** START OF SUPPLIED DATA **
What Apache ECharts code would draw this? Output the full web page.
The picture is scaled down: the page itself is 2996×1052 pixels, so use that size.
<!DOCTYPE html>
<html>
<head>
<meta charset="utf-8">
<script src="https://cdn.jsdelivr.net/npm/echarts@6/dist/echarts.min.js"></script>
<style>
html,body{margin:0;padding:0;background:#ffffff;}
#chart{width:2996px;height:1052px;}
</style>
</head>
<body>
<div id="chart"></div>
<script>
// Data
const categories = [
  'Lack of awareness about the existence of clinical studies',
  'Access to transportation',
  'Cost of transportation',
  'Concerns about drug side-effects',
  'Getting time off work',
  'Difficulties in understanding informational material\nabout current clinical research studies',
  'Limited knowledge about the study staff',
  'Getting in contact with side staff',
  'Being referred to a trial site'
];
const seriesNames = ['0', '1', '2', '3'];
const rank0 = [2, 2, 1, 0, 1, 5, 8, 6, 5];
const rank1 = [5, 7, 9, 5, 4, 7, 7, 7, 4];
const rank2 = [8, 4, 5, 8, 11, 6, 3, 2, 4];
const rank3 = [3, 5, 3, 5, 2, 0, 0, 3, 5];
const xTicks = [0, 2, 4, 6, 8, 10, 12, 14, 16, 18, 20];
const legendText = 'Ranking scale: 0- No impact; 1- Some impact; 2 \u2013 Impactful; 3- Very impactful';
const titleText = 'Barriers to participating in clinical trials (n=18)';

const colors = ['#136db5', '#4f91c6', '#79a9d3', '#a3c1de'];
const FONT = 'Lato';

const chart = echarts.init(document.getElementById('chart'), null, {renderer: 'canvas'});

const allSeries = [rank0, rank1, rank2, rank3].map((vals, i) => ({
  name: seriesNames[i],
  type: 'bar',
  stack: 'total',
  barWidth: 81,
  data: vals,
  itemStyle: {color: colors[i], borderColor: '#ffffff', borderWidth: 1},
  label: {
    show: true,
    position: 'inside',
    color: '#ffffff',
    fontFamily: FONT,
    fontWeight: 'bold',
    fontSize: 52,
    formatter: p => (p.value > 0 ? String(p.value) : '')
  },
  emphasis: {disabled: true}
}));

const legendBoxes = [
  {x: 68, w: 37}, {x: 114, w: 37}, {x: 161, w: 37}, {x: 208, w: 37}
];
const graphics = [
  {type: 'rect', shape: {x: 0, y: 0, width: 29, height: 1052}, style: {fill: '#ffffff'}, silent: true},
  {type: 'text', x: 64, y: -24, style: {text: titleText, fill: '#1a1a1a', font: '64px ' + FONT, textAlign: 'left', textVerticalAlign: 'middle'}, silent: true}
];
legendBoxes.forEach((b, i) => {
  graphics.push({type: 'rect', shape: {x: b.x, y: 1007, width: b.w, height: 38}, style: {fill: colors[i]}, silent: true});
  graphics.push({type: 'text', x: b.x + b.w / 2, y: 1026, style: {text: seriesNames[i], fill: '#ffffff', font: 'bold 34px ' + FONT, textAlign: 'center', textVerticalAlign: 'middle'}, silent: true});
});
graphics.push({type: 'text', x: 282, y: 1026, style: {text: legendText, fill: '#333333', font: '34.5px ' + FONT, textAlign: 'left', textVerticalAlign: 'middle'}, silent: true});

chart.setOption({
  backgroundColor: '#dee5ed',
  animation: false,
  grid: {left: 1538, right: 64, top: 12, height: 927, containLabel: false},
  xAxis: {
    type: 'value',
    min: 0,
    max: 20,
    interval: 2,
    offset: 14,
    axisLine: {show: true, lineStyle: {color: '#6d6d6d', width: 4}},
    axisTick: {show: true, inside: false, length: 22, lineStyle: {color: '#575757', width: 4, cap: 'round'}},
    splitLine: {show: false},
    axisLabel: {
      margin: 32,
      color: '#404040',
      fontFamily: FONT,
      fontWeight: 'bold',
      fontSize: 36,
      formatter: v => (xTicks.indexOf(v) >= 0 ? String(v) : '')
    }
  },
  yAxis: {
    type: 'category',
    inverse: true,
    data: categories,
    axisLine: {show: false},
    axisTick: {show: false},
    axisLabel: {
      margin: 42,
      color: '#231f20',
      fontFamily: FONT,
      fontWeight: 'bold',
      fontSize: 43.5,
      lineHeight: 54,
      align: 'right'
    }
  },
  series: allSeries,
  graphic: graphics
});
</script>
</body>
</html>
** END OF SUPPLIED DATA **
→ **GIVEN TASK**
Retype the data exactly as given.

→ **RESPONSE TO THIS EXERCISE**
What Apache ECharts code would draw this? Output the full web page.
The picture is scaled down: the page itself is 2996×1052 pixels, so use that size.
<!DOCTYPE html>
<html>
<head>
<meta charset="utf-8">
<script src="https://cdn.jsdelivr.net/npm/echarts@6/dist/echarts.min.js"></script>
<style>
html,body{margin:0;padding:0;background:#ffffff;}
#chart{width:2996px;height:1052px;}
</style>
</head>
<body>
<div id="chart"></div>
<script>
// Data
const categories = [
  'Lack of awareness about the existence of clinical studies',
  'Access to transportation',
  'Cost of transportation',
  'Concerns about drug side-effects',
  'Getting time off work',
  'Difficulties in understanding informational material\nabout current clinical research studies',
  'Limited knowledge about the study staff',
  'Getting in contact with side staff',
  'Being referred to a trial site'
];
const seriesNames = ['0', '1', '2', '3'];
const rank0 = [2, 2, 1, 0, 1, 5, 8, 6, 5];
const rank1 = [5, 7, 9, 5, 4, 7, 7, 7, 4];
const rank2 = [8, 4, 5, 8, 11, 6, 3, 2, 4];
const rank3 = [3, 5, 3, 5, 2, 0, 0, 3, 5];
const xTicks = [0, 2, 4, 6, 8, 10, 12, 14, 16, 18, 20];
const legendText = 'Ranking scale: 0- No impact; 1- Some impact; 2 \u2013 Impactful; 3- Very impactful';
const titleText = 'Barriers to participating in clinical trials (n=18)';

const colors = ['#136db5', '#4f91c6', '#79a9d3', '#a3c1de'];
const FONT = 'Lato';

const chart = echarts.init(document.getElementById('chart'), null, {renderer: 'canvas'});

const allSeries = [rank0, rank1, rank2, rank3].map((vals, i) => ({
  name: seriesNames[i],
  type: 'bar',
  stack: 'total',
  barWidth: 81,
  data: vals,
  itemStyle: {color: colors[i], borderColor: '#ffffff', borderWidth: 1},
  label: {
    show: true,
    position: 'inside',
    color: '#ffffff',
    fontFamily: FONT,
    fontWeight: 'bold',
    fontSize: 52,
    formatter: p => (p.value > 0 ? String(p.value) : '')
  },
  emphasis: {disabled: true}
}));

const legendBoxes = [
  {x: 68, w: 37}, {x: 114, w: 37}, {x: 161, w: 37}, {x: 208, w: 37}
];
const graphics = [
  {type: 'rect', shape: {x: 0, y: 0, width: 29, height: 1052}, style: {fill: '#ffffff'}, silent: true},
  {type: 'text', x: 64, y: -24, style: {text: titleText, fill: '#1a1a1a', font: '64px ' + FONT, textAlign: 'left', textVerticalAlign: 'middle'}, silent: true}
];
legendBoxes.forEach((b, i) => {
  graphics.push({type: 'rect', shape: {x: b.x, y: 1007, width: b.w, height: 38}, style: {fill: colors[i]}, silent: true});
  graphics.push({type: 'text', x: b.x + b.w / 2, y: 1026, style: {text: seriesNames[i], fill: '#ffffff', font: 'bold 34px ' + FONT, textAlign: 'center', textVerticalAlign: 'middle'}, silent: true});
});
graphics.push({type: 'text', x: 282, y: 1026, style: {text: legendText, fill: '#333333', font: '34.5px ' + FONT, textAlign: 'left', textVerticalAlign: 'middle'}, silent: true});

chart.setOption({
  backgroundColor: '#dee5ed',
  animation: false,
  grid: {left: 1538, right: 64, top: 12, height: 927, containLabel: false},
  xAxis: {
    type: 'value',
    min: 0,
    max: 20,
    interval: 2,
    offset: 14,
    axisLine: {show: true, lineStyle: {color: '#6d6d6d', width: 4}},
    axisTick: {show: true, inside: false, length: 22, lineStyle: {color: '#575757', width: 4, cap: 'round'}},
    splitLine: {show: false},
    axisLabel: {
      margin: 32,
      color: '#404040',
      fontFamily: FONT,
      fontWeight: 'bold',
      fontSize: 36,
      formatter: v => (xTicks.indexOf(v) >= 0 ? String(v) : '')
    }
  },
  yAxis: {
    type: 'category',
    inverse: true,
    data: categories,
    axisLine: {show: false},
    axisTick: {show: false},
    axisLabel: {
      margin: 42,
      color: '#231f20',
      fontFamily: FONT,
      fontWeight: 'bold',
      fontSize: 43.5,
      lineHeight: 54,
      align: 'right'
    }
  },
  series: allSeries,
  graphic: graphics
});
</script>
</body>
</html>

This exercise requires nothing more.